Salvia candelabrum
Common Name: candelabrum sage 
Type: Herbaceous perennial
Family: Lamiaceae
Native Range: Spain
Zone: 8 to 10
Height: 3.00 to 4.00 feet
Spread: 1.00 to 2.00 feet
Bloom Time: July to September
Bloom Description: Violet blue
Sun: Full sun to part shade
Water: Medium
Maintenance: Low
Suggested Use: Annual
Flower: Showy
Leaf: Fragrant
Tolerate: Deer, Drought


Winter hardy to USDA Zones 8-10 where it may be grown in average, evenly moist, well-drained soils in full sun to part shade. It prefers sandy loams with sharp drainage. Some tolerance for drought. Deadhead spent flowers to encourage additional bloom. In St. Louis, this salvia is best grown in containers as a tender perennial that is overwintered indoors in cool sunny areas with consistent but reduced moisture. Cuttings may be taken and overwintered indoors. Although it may be grown as an annual (start seed indoors 6-8 weeks before last spring frost date), seed is often hard to find in commerce because this salvia is infrequently grown in the U.S.

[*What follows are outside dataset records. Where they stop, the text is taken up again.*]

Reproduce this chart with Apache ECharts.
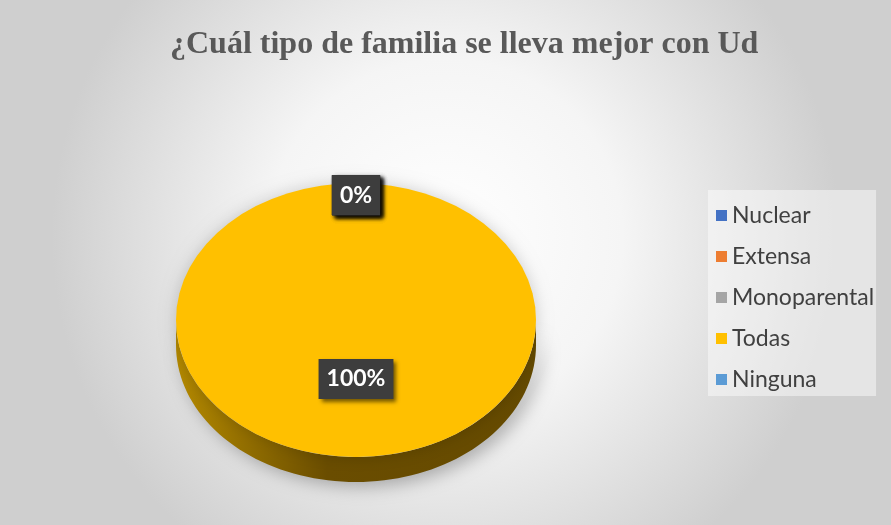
<!DOCTYPE html>
<html>
<head>
<meta charset="utf-8">
<script src="https://cdn.jsdelivr.net/npm/echarts@6/dist/echarts.min.js"></script>
<style>
  html, body { margin: 0; padding: 0; background: #fff; }
  #main { width: 891px; height: 525px; }
</style>
</head>
<body>
<div id="main"></div>
<script>
var categories = ['Nuclear', 'Extensa', 'Monoparental', 'Todas', 'Ninguna'];
var values = [0, 0, 0, 100, 0];
var colors = ['#4472C4', '#ED7D31', '#A5A5A5', '#FFC000', '#5B9BD5'];

var total = values.reduce(function (a, b) { return a + b; }, 0);
// pie geometry (ellipse, excel-like 3d tilt)
var cx = 356, cy = 320, rx = 180, ry = 137, depth = 25;

function startOf(i) {
    var s = 0;
    for (var k = 0; k < i; k++) s += values[k];
    return -Math.PI / 2 + 2 * Math.PI * s / total;
}

function renderSlice(idx) {
    return function (params, api) {
        var v = api.value(0);
        var a0 = startOf(idx);
        var a1 = a0 + 2 * Math.PI * v / total;
        var children = [];
        if (v > 0) {
            // side band of the front half
            var s = Math.max(a0, 0), e = Math.min(a1, Math.PI);
            if (s < e) {
                var pts = [], n = 80, t;
                for (var j = 0; j <= n; j++) {
                    t = s + (e - s) * j / n;
                    pts.push([cx + rx * Math.cos(t), cy + ry * Math.sin(t)]);
                }
                for (j = n; j >= 0; j--) {
                    t = s + (e - s) * j / n;
                    pts.push([cx + rx * Math.cos(t), cy + depth + ry * Math.sin(t)]);
                }
                children.push({
                    type: 'polygon', z2: 1,
                    shape: { points: pts },
                    style: {
                        fill: new echarts.graphic.LinearGradient(0, 0, 1, 0, [
                            { offset: 0, color: '#b58a00' },
                            { offset: 0.42, color: '#6a4d00' },
                            { offset: 1, color: '#654a00' }
                        ]),
                        shadowBlur: 18, shadowColor: 'rgba(0,0,0,0.3)', shadowOffsetX: 6, shadowOffsetY: 4
                    }
                });
            }
            children.push({
                type: 'group', x: cx, y: cy, scaleY: ry / rx,
                children: [{
                    type: 'sector', z2: 2,
                    shape: { cx: 0, cy: 0, r: rx, r0: 0, startAngle: a0, endAngle: a1 },
                    style: {
                        fill: api.visual('color'),
                        shadowBlur: 16, shadowColor: 'rgba(0,0,0,0.18)', shadowOffsetX: 0, shadowOffsetY: 0
                    }
                }]
            });
        }
        var mid = (a0 + a1) / 2;
        var f = v > 0 ? 0.43 : 0.91;
        children.push({
            type: 'text', z2: 10,
            x: cx + f * rx * Math.cos(mid),
            y: cy + f * ry * Math.sin(mid),
            style: {
                text: Math.round(v / total * 100) + '%',
                fill: '#ffffff',
                font: 'bold 23px Lato, sans-serif',
                align: 'center', verticalAlign: 'middle',
                backgroundColor: '#3d3d3d',
                padding: [9, 8, 8, 8],
                shadowBlur: 4, shadowColor: 'rgba(0,0,0,0.55)', shadowOffsetX: 3, shadowOffsetY: 3
            }
        });
        return { type: 'group', children: children };
    };
}

var series = categories.map(function (name, i) {
    return {
        name: name,
        type: 'custom',
        coordinateSystem: 'none',
        itemStyle: { color: colors[i] },
        data: [[values[i]]],
        renderItem: renderSlice(i)
    };
});

var myChart = echarts.init(document.getElementById('main'));
myChart.setOption({
    animation: false,
    backgroundColor: new echarts.graphic.RadialGradient(0.5, 0.45, 0.75, [
        { offset: 0, color: '#ffffff' },
        { offset: 0.45, color: '#f5f5f5' },
        { offset: 1, color: '#cfcfcf' }
    ]),
    title: {
        text: '¿Cuál tipo de familia se lleva mejor con Ud',
        left: 165,
        top: 24,
        textStyle: {
            fontFamily: 'Liberation Serif',
            fontWeight: 'bold',
            fontSize: 32,
            color: '#595959'
        }
    },
    legend: {
        data: categories,
        orient: 'vertical',
        left: 708,
        top: 190,
        icon: 'rect',
        itemWidth: 11,
        itemHeight: 11,
        itemGap: 18,
        padding: [14, 2, 5, 8],
        backgroundColor: 'rgba(255,255,255,0.45)',
        textStyle: { fontFamily: 'Lato', fontSize: 23, color: '#404040' }
    },
    series: series
});
</script>
</body>
</html>
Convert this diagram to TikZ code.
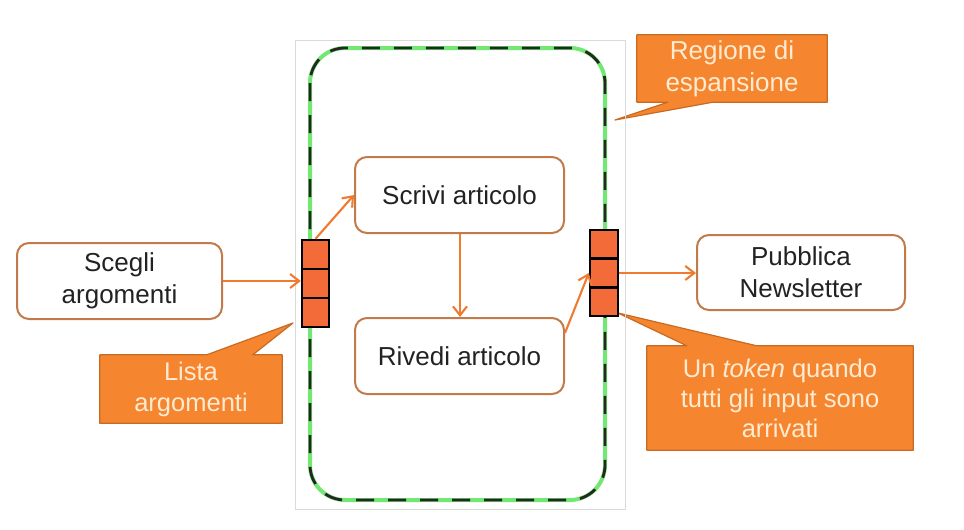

Noteworthy Characteristics

Salvia candelabrum is a woody based sage that native to Spain. It produces whorls of two-lipped, tubular, violet-blue flowers (to 1 1/2" long) in branched inflorescences atop long thin stems rising well above a clump of aromatic, wrinkled, lanceolate leaves. It typically grows 3-4’ tall. Blooms mid-summer to fall.

The genus name Salvia comes from the Latin word salveo meaning "to save or heal", in reference to the purported medically curative properties attributed to some plants in the genus.

Specific epithet means with branching like a candelabra.


No serious insect or disease problems. Susceptible to downy and powdery mildew. Aphids, whiteflies and slugs may appear.


Mixed borders, beds. Cottage gardens. Herb gardens.